18.10.2019
Путь в кино для Баталова, слово «карьера» в его случае представляется абсолютно неуместным, начался с крошечного эпизода, исполнителя которого в титрах не упомянули. 75 лет тому назад на экраны вышел фильм Лео Арнштама «Зоя», где дебютировал шестнадцатилетний юноша. Путь к каннской «Золотой пальмовой ветви» (ею был удостоен актерский ансамбль в картине «Большая семья»), а потом и к «Оскару», не был ни прямым, ни легким. Сегодня почти невозможно представить, что такого артиста могли не утверждать на роль, как это случилось, скажем, на пробах к «Даме с собачкой». Или что ленты с его участием подвергались резкой критике. Это относится не только к картине «Москва слезам не верит», в которой многие поначалу видели всего лишь простенькую мелодраму. Ставшие классикой нашего, а по большому счету и мирового кино, «Летят журавли» перед выходом в прокат отнюдь не вызывали пламенного восторга у «кинокритиков» из ЦК.
Баталов снялся в первой отечественной экранизации Булгакова — фильме «Бег» режиссеров Александра Алова и Владимира Наумова, которым пришлось преодолеть неимоверное количество административных и политических препон. К этой работе актер относился с особым чувством — после стольких «правильных» ролей ему важно было сыграть несоветского человека
— Он обладал, — рассказывает Владимир Наумов, — уникальным даром проникновения в самые потаенные глубины людских характеров. Именно поэтому выглядел одинаково убедительно в роли циркового акробата, чеховского интеллигента, парня из рабочей династии или английского профессора-историка. В каждом из своих персонажей искал и непременно находил высшую человеческую правду. Баталова любил и продолжает любить зритель, поскольку его герои в самых трудных жизненных ситуациях сохраняют достоинство и силу духа. Алексей и сам был удивительно цельной, сильной натурой. Часто приходится слышать, что он сыграл намного меньше, чем мог бы. Но размениваться по мелочам, приспосабливаться к временам и нравам не хотел. Он всю жизнь оставался самим собой.

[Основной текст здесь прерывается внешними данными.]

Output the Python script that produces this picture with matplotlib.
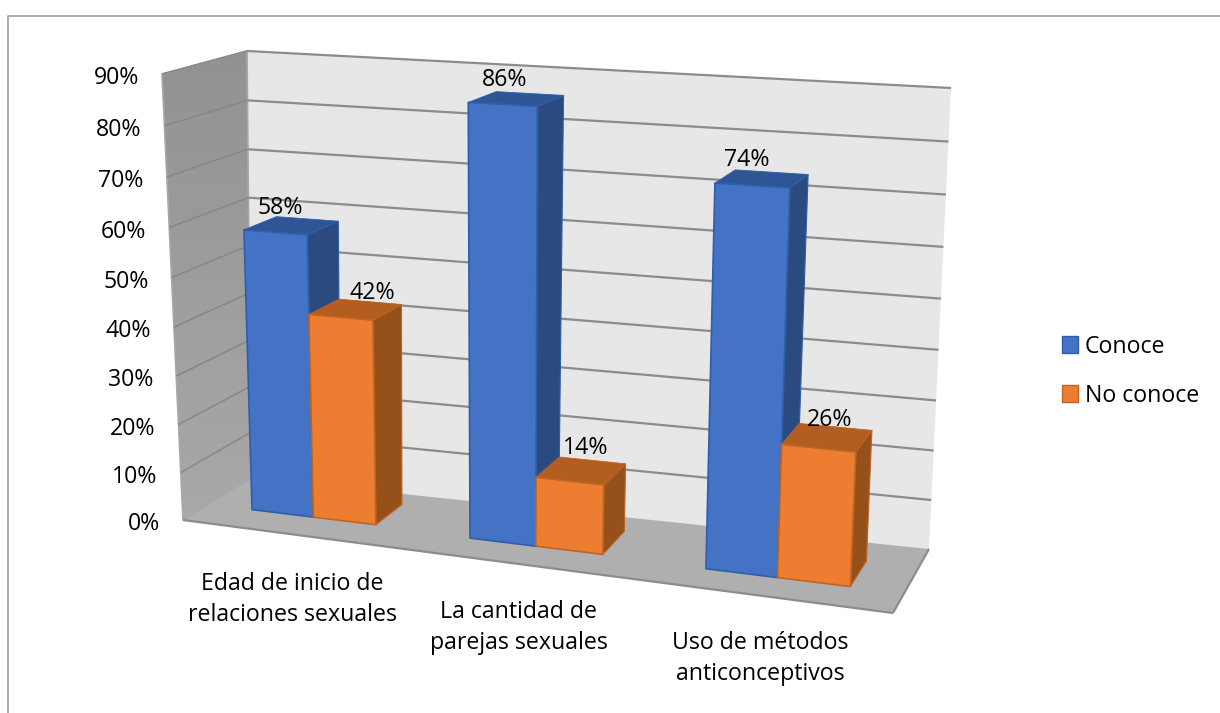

— О Баталове могу говорить бесконечно, — признается режиссер и художник-мультипликатор Юрий Норштейн, автор «Ежика в тумане», входящего в список лучших анимационных лент всех времен и народов. — Под подушками у девушек, которых я любил в юности, лежала не моя фотография, а его. Алексей всегда восхищал меня своим профессионализмом, сверхответственным отношением к делу. Сегодня ничего подобного не встретишь. Но самое поразительное в нем — голос. Он звучал как некий удивительной гармонии музыкальный инструмент. В этом потоке можно было утонуть или, наоборот, взлететь на какую-то немыслимую высоту. Я мучительно искал голос, который мог бы рассказать историю Ежика и Медвежонка. Метания длились до тех пор, пока не вспомнил о Баталове. Вообще дружба с ним была счастьем. Таких светлых людей не часто посылают в наш мир.
«Девять дней одного года» до сих пор считаются эталонным воплощением «научной темы» в кинематографе. Не зря же многие выдающиеся ученые, причем не только физики, с особым теплом рассказывают, как этот фильм повлиял на их судьбу. Бетонные стены с паутиной силовых кабелей, загадочные приборы со стрелками, фантастический неуловимый «термояд» и посреди этого люди, которых ничто не собьет с пути к цели: «Опыт закончился неудачей, — произносит Баталов-Гусев. — Что ж, это закономерно. Зато из ста возможных путей к истине один испытан и отпал. Осталось только девяносто девять». В этот миг понимаешь: он пройдет все 99 и найдет тот, что приведет к истине.
О таких актерах принято говорить: над ними, над их творчеством не властно время. Доля истины в красивой метафоре есть. Над мемориальной доской работал молодой скульптор Александр Ноздрин, принадлежащий к поколению, не похожему на баталовское. И можно только радоваться, что есть люди, — их объединяет благотворительный фонд, носящий имя артиста, — готовые всеми силами поддерживать непрерывность этой эстафеты. Отныне на доме, с которым связаны два последних десятилетия жизни Алексея Владимировича, висит мемориальная доска; с ее кромки взмывают ввысь неудержимые баталовские журавли.